Su voz, ese susurro tangible en la tarde de esa tarde de flores que venden hace más de treinta años en el cementerio municipal, fue disminuyendo mientras el caminante recogía el pedazo de silla roto, que entonces se hizo pedazos que ensuciaron el piso limpio.
“¡Con razón no has vuelto!”, le dijo la escritora al caminante, cuando lo vio en la Feria del Libro de Caracas, que tiene quince años, como Ciudad CCS, que ahora es un diario digital que.
Cansada, nada más ayer, la escritora homenajeada sonríe en Caracas. En Naguanagua, otra vez, su memoria hace ese recorrido por los anteojos de la abuela, por las cartas de niña que escondía en el baño para que su padre, ese periodista todo el tiempo, que no creía en la censura, las leyera: “Lo que te dijo mi mamá, en realidad pasó así”.
La niña Antillano recuerda a su padre apurado bebiendo el café en el plato para no quemarse; recuerda perfectamente de dónde vino ese grabado, aquella talla, ese libro en el testimonio que es la galería donde vive y trabaja la escritora, ahora de 74 años. Cuando el caminante le pregunta por la crónica inédita que va a escribir, su rostro, su pelo recogido a veces y su dedo índice tocando la cerradura para meter la llave como es, todo junto, se reúne en su pregunta: ¿Cuál crónica?
Benito Yrady
Homenajeado y cansado, Yrady me habla detrás del tapaboca: “Me dan de alta mañana”. “No vayas a la Feria del Libro de Caracas que terminará pasado mañana”, le dicen sus seres queridos. Yrady piensa en descansar mientras pregunta si el tipo que le va a hacer el corto documental va a insistir en eso.
“Debo hacerlo”, responde el tipo.
E Yrady, desde la modestia de ser “sólo quien vinculó eso con aquello, porque ya estaba”, recostado en la habitación 207 de esa clínica que no queda en Santa Mónica, se imagina con una camisa azul, camina la subida de la quinta Micomicoma y hay un camarógrafo grabando sus pasos.
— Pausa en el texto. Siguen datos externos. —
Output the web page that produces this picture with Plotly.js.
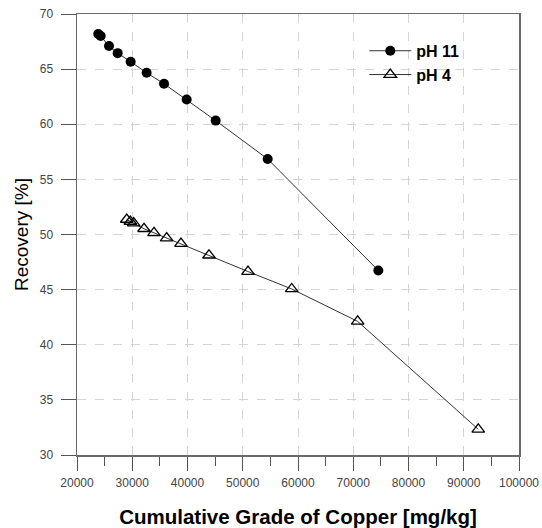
<!DOCTYPE html>
<html>
<head>
<meta charset="utf-8">
<script src="https://cdn.plot.ly/plotly-3.0.1.min.js"></script>
<style>html,body{margin:0;padding:0;background:#fff;}#chart{width:542px;height:528px;}</style>
</head>
<body>
<div id="chart"></div>
<script>
const seriesNames = ["pH 11", "pH 4"];
const ph11Grade = [23850, 24290, 25790, 27360, 29710, 32600, 35750, 39850, 45100, 54510, 74540];
const ph11Recovery = [68.18, 68.0, 67.09, 66.45, 65.67, 64.67, 63.67, 62.24, 60.33, 56.85, 46.73];
const ph4Grade = [29000, 29650, 30260, 32130, 33940, 36230, 38820, 43890, 50950, 58860, 70800, 92630];
const ph4Recovery = [51.36, 51.18, 51.03, 50.52, 50.15, 49.67, 49.18, 48.12, 46.64, 45.06, 42.12, 32.33];
const xTitle = "Cumulative Grade of Copper [mg/kg]";
const yTitle = "Recovery [%]";

const traces = [
  {
    x: ph11Grade, y: ph11Recovery, name: seriesNames[0], type: "scatter", mode: "lines+markers",
    line: {color: "#333", width: 1},
    marker: {symbol: "circle", size: 10, color: "#000"}
  },
  {
    x: ph4Grade, y: ph4Recovery, name: seriesNames[1], type: "scatter", mode: "lines+markers",
    line: {color: "#333", width: 1},
    marker: {symbol: "triangle-up-open", size: 11, color: "#000", line: {width: 1.3, color: "#000"}}
  }
];

const axisCommon = {
  showline: true, linecolor: "#6a6a6a", linewidth: 1.5, mirror: true,
  showgrid: true, gridcolor: "#d4d4d4", griddash: "dash", gridwidth: 1,
  zeroline: false, ticks: "outside", tickcolor: "#555", tickwidth: 1,
  tickfont: {family: "Liberation Sans, Arial, sans-serif", size: 12, color: "#444"}
};

const layout = {
  width: 542, height: 528,
  margin: {l: 77, r: 23, t: 14, b: 73},
  paper_bgcolor: "#fff", plot_bgcolor: "#fff",
  showlegend: true,
  legend: {
    x: 0.65, y: 0.955, xanchor: "left", yanchor: "top",
    bgcolor: "rgba(0,0,0,0)", tracegroupgap: 0, itemwidth: 42,
    font: {family: "Liberation Sans, Arial, sans-serif", size: 16, color: "#000", weight: "bold"}
  },
  xaxis: Object.assign({}, axisCommon, {
    range: [20000, 100000], dtick: 10000, tick0: 20000, ticklen: 14, tickformat: "d",
    ticklabelstandoff: 2,
    minor: {dtick: 5000, ticks: "outside", ticklen: 9, tickcolor: "#555", showgrid: false},
    title: {text: xTitle, standoff: 22, font: {family: "Liberation Sans, Arial, sans-serif", size: 20.5, color: "#000", weight: "bold"}}
  }),
  yaxis: Object.assign({}, axisCommon, {
    range: [30, 70], dtick: 5, tick0: 30, ticklen: 15, ticklabelstandoff: 5,
    title: {text: yTitle, standoff: 6, font: {family: "Liberation Sans, Arial, sans-serif", size: 19, color: "#000"}}
  })
};

Plotly.newPlot("chart", traces, layout, {displayModeBar: false, staticPlot: true});
</script>
</body>
</html>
Gracias, escritor homenajeado. Tanto patrimonio con tantos adjetivos, tanto recorrido con ese motivo.
A sus 75 sabe de los 74 de Antillano; pregunta por ella y ella pregunta por él.
Anocheciendo, en la zona gastronómica de la feria, Ana María Oviedo Palomares toma la mano derecha de Leonardo Gustavo Ruíz y le da besitos. Muchos. Va a viajar por una semana, lejos. El poeta, ganador del premio Stefania Mosca, celebra y deja la mano quieta. Esmeralda Torres mira a donde mira, y uno tiene que mirarla. Ruíz Tirado trae de Barinas chimó y hay pellas en sus poemas. Y la Feria del Libro de Caracas no ha terminado.